Friday, May 8, 2009

Is China a rich or poor country?



Is China a rich or poor country? - By Chris Hogg - BBC News, Shanghai


The year 2009 could turn out to be a good one for China.
Recent economic data prompted some analysts to suggest it might already have reached the bottom of the current economic cycle. Many are expecting a recovery in the second half of the year.

If China's economy starts to recover earlier than those in other countries, it could challenge the assumptions we make about the world economic order.

Chinese companies, which are more cash rich than big corporations in some other countries, and with financial support from the government, have been scouring the globe for resources for some time now.
“China's not a normal country - it's a huge empire, it's like the first world, the second world and the third world co-exist together” ( Andy Tsieh, "independent" economist)

The global economic turmoil has offered them new opportunities to pick up under-valued assets elsewhere.

And yet this is a country that still receives hundreds of millions of dollars in aid from Western countries.

How should it be treated by the rest of the world then, as a "rich" country or a "poor" country, as one that needs to be helped or one whose economic strength we should fear?

Huge contrasts

From the top of Shanghai's tallest building, the World Financial Centre, tourists - most of them Chinese - gaze down on the city below them.

Rapid development in the past few years has created a skyline to rival that of Hong Kong's, New York's or Tokyo's.

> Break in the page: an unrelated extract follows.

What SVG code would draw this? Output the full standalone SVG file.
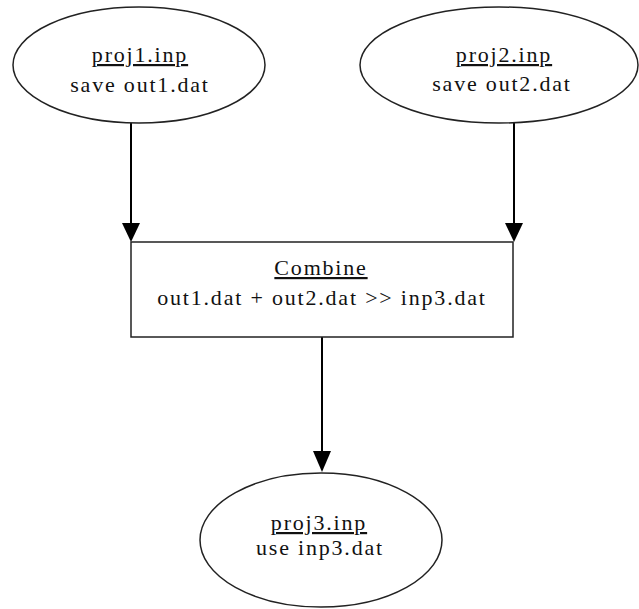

Viewed from this height, Shanghai seems to be a rich, sophisticated, modern metropolis - and to a certain extent it is.

But at the foot of the tower it's a different story. You notice the pollution and the noise, the dirt and the traffic congestion.


Li Wei, an economist from Standard Chartered Bank in Shanghai – “ If you live in the west or the centre of China, then you don't really see why the global community is demanding so much from us”


Close up, Chinese cities are not always so pleasant. This country is in a hurry to remake itself, and laws to control construction and development are sometimes not well enforced here.

Watching this rapid change, it's hard to judge how far this country has come.

Andy Tsieh, who describes himself as an "independent" economist, argues that China is no longer a poor country.

"In terms of trade, China is the largest trading nation in the world today," he points out.

"In terms of gross domestic product (GDP), China is likely to surpass Japan as the number two world economy either this year or next year."

But he accepts that China's size complicates matters, making it harder to judge how to deal fairly with the Chinese.

"China's not a normal country - it's a huge empire. It's like the first world, the second world and the third world co-exist together inside China.

"China is many things at the same time."

Endemic poverty

In big cities like Shanghai, first world China and third world China don't just co-exist, they collide.

At the foot of the World Financial Centre a woman kneels on the pavement begging, a hat in front of her, her forehead on the floor. She's ignored by most of the passers-by in their business suits.

Officials in China agonise over how to deal with poorer "out-of-towners" who come to cities like this looking for work, or just a better life. They cannot afford to help everyone.

Li Wei, an economist from Standard Chartered Bank in Shanghai, says that even though the country is getting richer, there are hundreds of millions who really struggle to get by.

The burden of caring for them is sometimes ignored by economists or politicians from overseas, when they ask China to pay more to support bodies such as the International Monetary Fund.

Chinese shanty town
Despite China's growth millions of its citizens still live in poverty

"If you live in the west or the centre of China, then you don't really see why the global community is demanding so much from us," he says.

"To them this may not even be a question. Their mind is on how to make a living every day, not how to help the world."

There are other reasons, too, why China might not be able to contribute more on the world stage, according to Prof Shen Dingli from Shanghai's Fudan University.

He argues that, even as the country has gained more wealth, it has lost a lot in other ways.

"We have amassed a huge amount of money, but we've caused a huge amount of ecological damage," he says.

"We have not had balanced, sustainable development, so I would conclude that China is still a poor country environmentally, ecologically and philosophically."

Challenge and opportunity

The World Bank groups China among lower to middle income countries like Bolivia, India and Syria.

At the moment though, China's economy is in much better shape than those of many Western countries which fear China's biggest corporations are now in a stronger position than ever before to take control of valuable assets, like mines, or other strategic assets, because the companies that own them are desperate for cash.

Chinese President Hu Jintao said recently that "challenge and opportunity always come together".

As we in the West fall more into debt, and our economies become weaker than they were before, questions about whether China is a behemoth that should be tamed, or a developing country that still needs our help, become less abstract and more pressing.

Judging what's fair, though, is almost impossible, depending as it does on what side of the negotiating table you're sitting on.